In announcing the proposal last month, district officials acknowledged that moving New Urban’s community would be challenging. If the school board decides to relocate the school, however, district leaders pledge to work with the New Urban community to make the transition as smooth as possible.

“We’re not going to say, ‘Go do this;’ we’re going to say, ‘Let’s build this together.’ Let’s look at all the options and see what’s best for students,” said district spokeswoman Leslie Robinette.

Although there’s a block of currently empty classrooms at Schellenberg, much of the technical equipment there cannot move, and New Urban students would likely have to walk past specialized classrooms. This could actually be great for New Urban students, Robinette added, where technical education teachers could spend some time working with them.

Currently, New Urban students don’t have access to programs at Sabin-Schellenberg, where participating students graduate at a rate exceeding 90 percent, if they take career-tech classes for two or more years. New Urban’s graduation rate has hovered around 30 percent over the past four years, and its current 146 enrollment has never achieved its goal of 200.

“At Schellenberg, the possibilities are limitless in terms of the opportunities for New Urban students,” she said.

Most of the details are yet to be determined over the spring and summer, assuming the school board authorizes a move. The $540,000 in savings would largely come from cutting New Urban’s principal, school secretary and custodial staff.

Although the district expects to save $180,000 by cutting two certified teaching positions as part of the move, it’s still up for discussion where those positions would come from. Depending how integrated staffing becomes, it may be difficult to determine whether those teachers would be “New Urban’s” or “Schellenberg’s.”

Winch hasn’t been alone in suggesting that some New Urban teachers would retire rather than face a “forced” move.

“It would be a devastating step back in the growth of such a wonderful school,” he said. “If you choose to switch locations, you’re not just cutting jobs of several wonderful teachers, you’re taking away the value of what so many staff and students, like me, have worked for.”

Oak Grove community

At the location on Johnson Road, New Urban wasn’t involved with the community as much, Woolf remembered from her days as a student there. She worries that New Urban would lose its alliances with the Oak Grove community, which the school relies on because of budget cuts.

“At the Sabin-Schellenberg location, it was difficult to prove to the community that this isn’t just a school full of problem kids,” she said. “New Urban is full of kids that need a different opportunity and access to the resources to help them be successful. Our attentive staff recognized that.”

Seniors complete internships with local businesses, and many students help with Oak Grove events, including a weekend outdoor market.

“Obviously, we can’t take this community to the new location,” Winch said.

Since district budget is calculated based on enrollment, New Urban community members are raising the specter of the school board’s decision backfiring.

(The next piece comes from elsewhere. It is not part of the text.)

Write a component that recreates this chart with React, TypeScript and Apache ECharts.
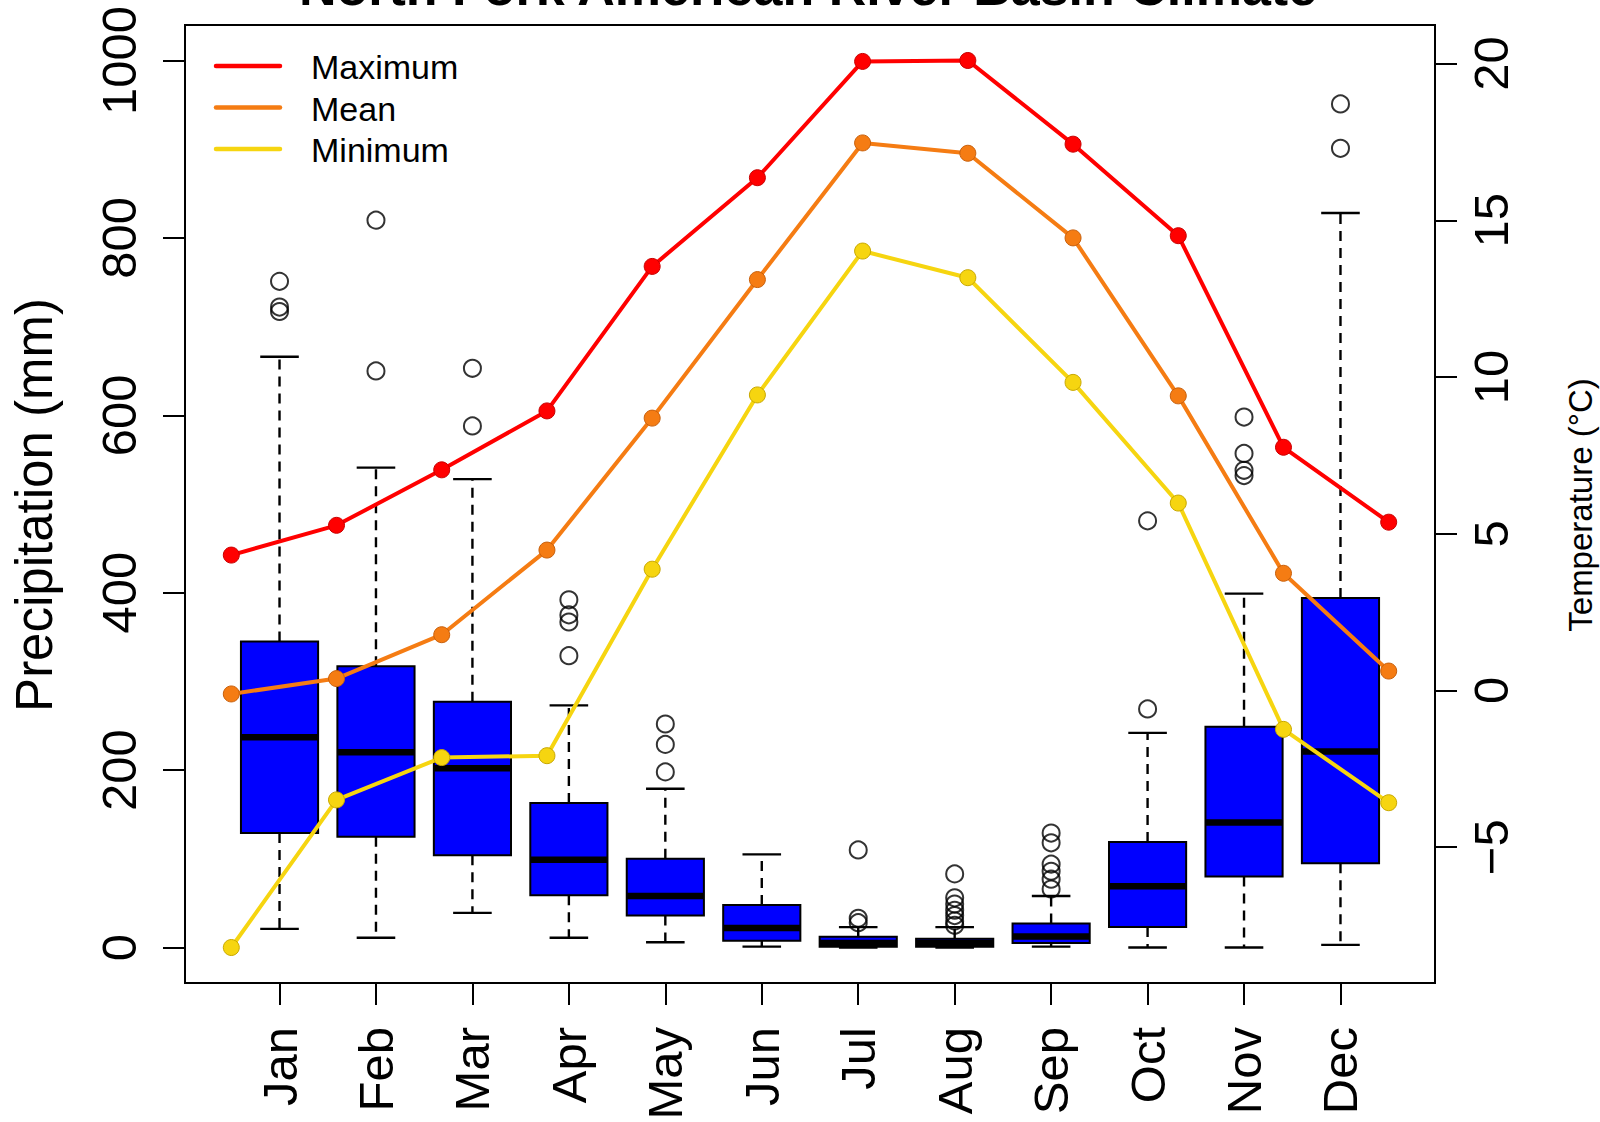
import React, { useEffect, useRef } from "react";
import * as echarts from "echarts";

// ---------- data ----------
const months = ["Jan", "Feb", "Mar", "Apr", "May", "Jun", "Jul", "Aug", "Sep", "Oct", "Nov", "Dec"];

// precipitation boxplot statistics (mm)
const whiskerLow = [21, 11, 39, 11, 6, 1, 0, 0, 1, 0, 0, 3];
const quartile1 = [129, 125, 104, 59, 36, 7.5, 1, 1, 5, 23, 80, 95];
const medians = [237, 220, 202, 99, 58, 22, 5, 5, 12.5, 69, 141, 221];
const quartile3 = [345, 317, 277, 163, 100, 48, 12, 10, 27, 119, 249, 394];
const whiskerHigh = [666, 541, 528, 273, 179, 105, 23, 23, 58, 242, 399, 828];
const outliers = [
  [717, 722, 751],
  [650, 820],
  [588, 653],
  [329, 367, 375, 392],
  [198, 229, 252],
  [],
  [28, 33, 110],
  [25, 30, 36, 42, 49, 56, 83],
  [66, 77, 86, 94, 118, 129],
  [269, 481],
  [532, 538, 557, 598],
  [901, 951],
];

// temperature (°C)
const tempMax = [4.32, 5.27, 7.04, 8.92, 13.53, 16.36, 20.07, 20.1, 17.43, 14.51, 7.76, 5.37];
const tempMean = [-0.11, 0.38, 1.78, 4.48, 8.69, 13.11, 17.47, 17.14, 14.44, 9.4, 3.74, 0.62];
const tempMin = [-8.2, -3.49, -2.14, -2.08, 3.87, 9.43, 14.02, 13.17, 9.83, 5.98, -1.24, -3.58];

const precipTicks = [0, 200, 400, 600, 800, 1000];
const tempTicks = [-5, 0, 5, 10, 15, 20];
const seriesNames = ["Maximum", "Mean", "Minimum"];
const seriesColors = ["#FF0000", "#F57C13", "#F6D510"];
const seriesBorders = ["#C80000", "#C8600C", "#C8A800"];

const FONT = "'Liberation Sans', Arial, Helvetica, sans-serif";

export default function App() {
  const ref = useRef<HTMLDivElement | null>(null);

  useEffect(() => {
    if (!ref.current) return;
    const chart = echarts.init(ref.current, null, { renderer: "svg" });

    // R-style 4% axis extension
    const ext = (lo: number, hi: number) => {
      const p = 0.04 * (hi - lo);
      return [lo - p, hi + p];
    };
    const [pLo, pHi] = ext(precipTicks[0], precipTicks[precipTicks.length - 1]);
    const allT = [...tempMax, ...tempMean, ...tempMin];
    const [tLo, tHi] = ext(Math.min(...allT), Math.max(...allT));
    const n = months.length;
    const [xLo, xHi] = ext(0.5, n + 0.5);
    const boxPos = months.map((_, i) => i + 1);
    const tempPos = months.map((_, i) => 0.5 + (i * n) / (n - 1));

    const boxData = months.map((_, i) => [
      boxPos[i],
      whiskerLow[i],
      quartile1[i],
      medians[i],
      quartile3[i],
      whiskerHigh[i],
    ]);
    const outlierData: number[][] = [];
    outliers.forEach((arr, i) => arr.forEach((v) => outlierData.push([boxPos[i], v])));

    const renderBox = (params: any, api: any) => {
      const x = api.value(0);
      const lo = api.coord([x, api.value(1)]);
      const q1 = api.coord([x, api.value(2)]);
      const med = api.coord([x, api.value(3)]);
      const q3 = api.coord([x, api.value(4)]);
      const hi = api.coord([x, api.value(5)]);
      const cx = lo[0];
      const half = api.coord([x + 0.4, 0])[0] - cx;
      const cap = half / 2;
      const dash = { stroke: "#000", lineWidth: 2.4, lineDash: [10, 7], fill: null };
      const solid = { stroke: "#000", lineWidth: 2.4, fill: null };
      return {
        type: "group",
        children: [
          { type: "line", shape: { x1: cx, y1: q3[1], x2: cx, y2: hi[1] }, style: dash },
          { type: "line", shape: { x1: cx, y1: q1[1], x2: cx, y2: lo[1] }, style: dash },
          { type: "line", shape: { x1: cx - cap, y1: hi[1], x2: cx + cap, y2: hi[1] }, style: solid },
          { type: "line", shape: { x1: cx - cap, y1: lo[1], x2: cx + cap, y2: lo[1] }, style: solid },
          {
            type: "rect",
            shape: { x: cx - half, y: q3[1], width: 2 * half, height: q1[1] - q3[1] },
            style: { fill: "#0000FF", stroke: "#000", lineWidth: 2 },
          },
          {
            type: "line",
            shape: { x1: cx - half, y1: med[1], x2: cx + half, y2: med[1] },
            style: { stroke: "#000", lineWidth: 6.5 },
          },
        ],
      };
    };

    const tempSeries = [tempMax, tempMean, tempMin].map((vals, k) => ({
      name: seriesNames[k],
      type: "line",
      xAxisIndex: 0,
      yAxisIndex: 1,
      z: 5 + k,
      data: vals.map((v, i) => [tempPos[i], v]),
      symbol: "circle",
      symbolSize: 16,
      showSymbol: true,
      lineStyle: { color: seriesColors[k], width: 4 },
      itemStyle: { color: seriesColors[k], borderColor: seriesBorders[k], borderWidth: 1 },
    }));

    const legendY = [67, 108.5, 150];
    const legendGraphics: any[] = [];
    seriesNames.forEach((nm, k) => {
      legendGraphics.push({
        type: "line",
        shape: { x1: 216, y1: legendY[k] - 1, x2: 280, y2: legendY[k] - 1 },
        style: { stroke: seriesColors[k], lineWidth: 4.5, lineCap: "round" },
      });
      legendGraphics.push({
        type: "text",
        x: 311,
        y: legendY[k],
        style: {
          text: nm,
          fontSize: 34,
          fontFamily: FONT,
          fill: "#000",
          align: "left",
          verticalAlign: "middle",
        },
      });
    });

    const option: any = {
      animation: false,
      backgroundColor: "#fff",
      textStyle: { fontFamily: FONT },
      grid: {
        left: 185,
        right: 165,
        top: 25,
        height: 958,
        outerBoundsMode: "none",
        containLabel: false,
        show: true,
        borderColor: "#000",
        borderWidth: 2,
        backgroundColor: "transparent",
      },
      xAxis: {
        type: "value",
        min: xLo,
        max: xHi,
        axisLine: { show: true, onZero: false, lineStyle: { color: "#000", width: 2 } },
        axisTick: { show: true, customValues: boxPos, length: 22, lineStyle: { color: "#000", width: 2 } },
        axisLabel: {
          show: true,
          customValues: boxPos,
          rotate: 90,
          margin: 44,
          fontSize: 49,
          color: "#000",
          fontFamily: FONT,
          formatter: (v: number) => months[Math.round(v) - 1] || "",
        },
        splitLine: { show: false },
      },
      yAxis: [
        {
          type: "value",
          position: "left",
          min: pLo,
          max: pHi,
          axisLine: { show: true, onZero: false, lineStyle: { color: "#000", width: 2 } },
          axisTick: { show: true, customValues: precipTicks, length: 22, lineStyle: { color: "#000", width: 2 } },
          axisLabel: {
            show: true,
            customValues: precipTicks,
            rotate: 90,
            margin: 42,
            fontSize: 49,
            color: "#000",
            fontFamily: FONT,
            formatter: (v: number) => String(v),
          },
          splitLine: { show: false },
        },
        {
          type: "value",
          position: "right",
          min: tLo,
          max: tHi,
          alignTicks: false,
          axisLine: { show: true, onZero: false, lineStyle: { color: "#000", width: 2 } },
          axisTick: { show: true, customValues: tempTicks, length: 22, lineStyle: { color: "#000", width: 2 } },
          axisLabel: {
            show: true,
            customValues: tempTicks,
            rotate: 90,
            margin: 31,
            fontSize: 49,
            color: "#000",
            fontFamily: FONT,
            formatter: (v: number) => (v < 0 ? "\u2212" + Math.abs(v) : String(v)),
          },
          splitLine: { show: false },
        },
      ],
      graphic: [
        {
          type: "text",
          x: 808,
          y: -13.5,
          style: {
            text: "North Fork American River Basin Climate",
            fontSize: 52,
            fontWeight: "bold",
            fontFamily: FONT,
            fill: "#000",
            align: "center",
            verticalAlign: "middle",
          },
        },
        {
          type: "text",
          x: 34,
          y: 505,
          rotation: Math.PI / 2,
          style: {
            text: "Precipitation (mm)",
            fontSize: 51,
            fontFamily: FONT,
            fill: "#000",
            align: "center",
            verticalAlign: "middle",
          },
        },
        {
          type: "text",
          x: 1580,
          y: 505,
          rotation: Math.PI / 2,
          style: {
            text: "Temperature (°C)",
            fontSize: 33,
            fontFamily: FONT,
            fill: "#000",
            align: "center",
            verticalAlign: "middle",
          },
        },
        ...legendGraphics,
      ],
      series: [
        {
          type: "custom",
          name: "Precipitation",
          xAxisIndex: 0,
          yAxisIndex: 0,
          z: 2,
          renderItem: renderBox,
          encode: { x: 0, y: [1, 2, 3, 4, 5] },
          data: boxData,
        },
        {
          type: "scatter",
          name: "Outliers",
          xAxisIndex: 0,
          yAxisIndex: 0,
          z: 3,
          symbol: "circle",
          symbolSize: 17,
          itemStyle: { color: "rgba(0,0,0,0)", borderColor: "#000", borderWidth: 2 },
          data: outlierData,
        },
        ...tempSeries,
      ],
    };

    chart.setOption(option);
    return () => chart.dispose();
  }, []);

  return (
    <div
      ref={ref}
      style={{ position: "absolute", left: 0, top: 0, width: 1600, height: 1122, background: "#fff" }}
    />
  );
}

If New Urban students leave the North Clackamas School District, the district could lose more than they propose to save.

Robinette sees no reason that students wouldn’t be able to continue their involvement in the community with New Urban’s Youth Take Action class through canned food drives, picking up trash on Oak Grove Boulevard, volunteering at local schools and other community work. Also, she said, the Sabin-Schellenberg Center partners with businesses throughout Clackamas County and would work to maintain relationships with Oak Grove businesses that help students transition to life post-graduation.